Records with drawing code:
_ _ _ _ _

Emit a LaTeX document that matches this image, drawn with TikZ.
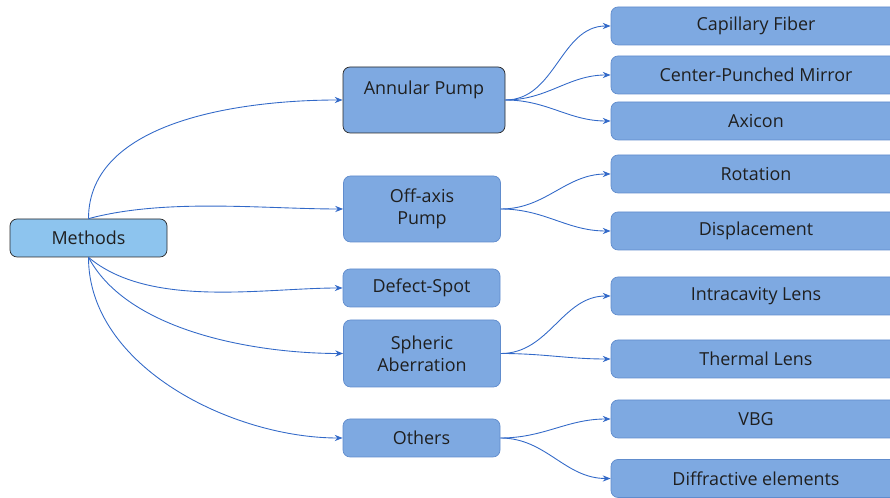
\documentclass[tikz,border=0pt]{standalone}
\usepackage{fontspec}
\setmainfont{Open Sans}
\usetikzlibrary{arrows.meta}

\definecolor{rootfill}{RGB}{141,196,238}
\definecolor{boxfill}{RGB}{126,169,225}
\definecolor{boxline}{RGB}{96,140,205}
\definecolor{linkblue}{RGB}{50,105,200}
\definecolor{darkline}{RGB}{40,40,40}

\begin{document}
\begin{tikzpicture}[
  methodbox/.style={draw=boxline,fill=boxfill,rounded corners=4pt,minimum width=3.14cm,
    align=center,text=black!88,font=\fontsize{10.2pt}{12.5pt}\selectfont},
  leafbox/.style={methodbox,minimum width=5.8cm,minimum height=0.76cm},
  link/.style={draw=linkblue,line width=0.5pt,-{Stealth[length=4.5pt,width=3.5pt]}}
]
\useasboundingbox (0,0) rectangle (17.8,9.96);
\clip (0,0) rectangle (17.8,9.96);

% root and the five methods
\node[methodbox,fill=rootfill,draw=darkline,minimum height=0.76cm] (methods) at (1.77,5.20) {Methods};
\node[methodbox,draw=darkline,minimum width=3.24cm,minimum height=1.32cm] (annular) at (8.48,7.96) {Annular Pump\\[2pt]\mbox{}};
\node[methodbox,minimum height=1.32cm] (offaxis) at (8.44,5.78) {Off-axis\\Pump};
\node[methodbox,minimum height=0.76cm] (defect) at (8.43,4.20) {Defect-Spot};
\node[methodbox,minimum height=1.34cm] (spheric) at (8.44,2.89) {Spheric\\Aberration};
\node[methodbox,minimum height=0.76cm] (others) at (8.43,1.20) {Others};

% leaves
\node[leafbox] (capillary) at (15.12,9.44) {Capillary Fiber};
\node[leafbox] (mirror) at (15.12,8.46) {Center-Punched Mirror};
\node[leafbox] (axicon) at (15.12,7.54) {Axicon};
\node[leafbox] (rotation) at (15.12,6.48) {Rotation};
\node[leafbox] (displace) at (15.12,5.34) {Displacement};
\node[leafbox] (intralens) at (15.12,4.04) {Intracavity Lens};
\node[leafbox] (thermlens) at (15.12,2.78) {Thermal Lens};
\node[leafbox] (vbg) at (15.12,1.58) {VBG};
\node[leafbox] (diffract) at (15.12,0.39) {Diffractive elements};

% connectors from the root
\draw[link] (methods.north) to[out=90,in=180,looseness=0.9] (annular.west);
\draw[link] (methods.north) to[out=15,in=180,looseness=0.8] (offaxis.west);
\draw[link] (methods.south) to[out=-40,in=180,looseness=0.8] (defect.west);
\draw[link] (methods.south) to[out=-62,in=180,looseness=0.8] (spheric.west);
\draw[link] (methods.south) to[out=-90,in=180,looseness=0.9] (others.west);

% connectors to the leaves
\foreach \leaf in {capillary,mirror,axicon}
  \draw[link] (annular.east) to[out=0,in=180] (\leaf.west);
\foreach \leaf in {rotation,displace}
  \draw[link] (offaxis.east) to[out=0,in=180] (\leaf.west);
\foreach \leaf in {intralens,thermlens}
  \draw[link] (spheric.east) to[out=0,in=180] (\leaf.west);
\foreach \leaf in {vbg,diffract}
  \draw[link] (others.east) to[out=0,in=180] (\leaf.west);
\end{tikzpicture}
\end{document}
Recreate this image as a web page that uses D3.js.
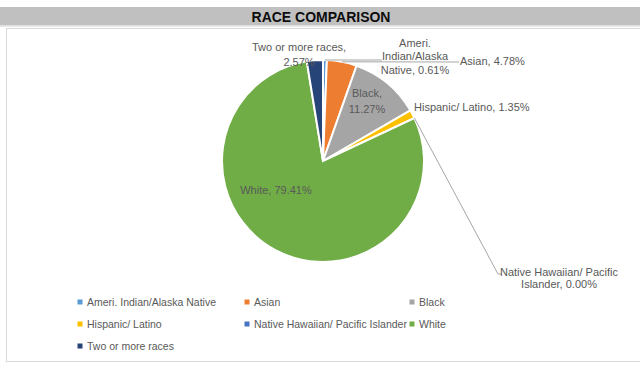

_ _ _ _ _

* _WHAT THE TASK ASKS_: Select all lines in the listing above where the word "image" appears, and show them.

* _EXPECTED ANSWER_:
Emit a LaTeX document that matches this image, drawn with TikZ.
Recreate this image as a web page that uses D3.js.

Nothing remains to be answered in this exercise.